Con “Elogio del discanto” siamo nel Paolo Fresu contraddistintosi anni addietro per la sua ricerca e rivisitazione in chiave jazz della musica barocca. Veloce, ben articolata e variegata, intrisa di virtuosismi di Ferra ed improvvisazioni che spaziavano liberamente verso la fusion, è stata la versione proposta in questa occasione.
“Ho appreso questo pezzo da un grande arrangiatore, Giulio Libano, che ha scritto buona parte della musica italiana dagli anni ’50 ad oggi”, dice Paolo Fresu presentando “Chet sings and plays”, proveniente, ovviamente, dal repertorio di Chet Baker. In questa, come in altre precedenti occasioni, il trombettista ha voluto premiare l’arte e la professionalità di chi ha lavorato per tanti anni nel silenzio, senza aver mai ottenuto la meritata ribalta.

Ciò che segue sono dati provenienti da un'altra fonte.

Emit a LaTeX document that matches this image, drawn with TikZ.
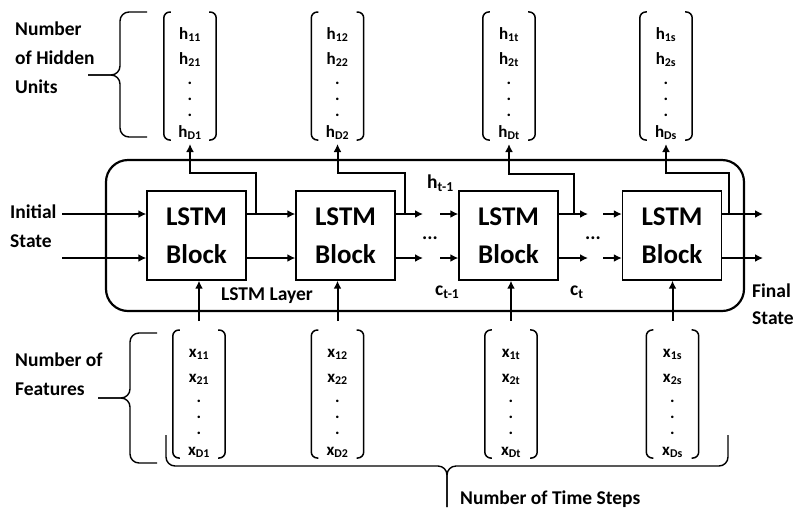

Gli accenti forti e ben cadenzati di “Qualche anno dopo”, scritta per i Devil sempre da Bebo Ferra, che con la sua Gibson ha regalato davvero emozioni a non finire a tutti gli appassionati presenti, ha chiuso il concerto prima del rientro del duo per il gran finale.
“Fellini”, splendida ballad di sedici battute ispirata al regista riminese, composta da Paolo Fresu addirittura in treno tra Firenze e Bologna, appena appresa la notizia della sua scomparsa, nel 1993, è stato il primo dei due brani di chiusura. Quantunque sia un pezzo ricorrente nei concerti del musicista di Berchidda, anche stavolta la magica atmosfera provocata dall’armonia del brano ha avvolto la platea.
Su richiesta di una fan seduta ad un tavolo, Paolo Fresu e Bebo Ferra, come ultimo regalo dell’indimenticabile serata, hanno suonato “Summertime”. Per descrivere la qualità dell’interpretazione del mitico brano di Gershwin, tra l’altro rivisitato in chiave elettrica, esteso magnificamente e a tratti ben trasfigurato, è sufficiente ricordare che appartiene a quella “Porgy & Bess” sulla quale il trombettista sardo che il mondo ci invidia ha realizzato uno dei suoi progetti più importanti e vincenti.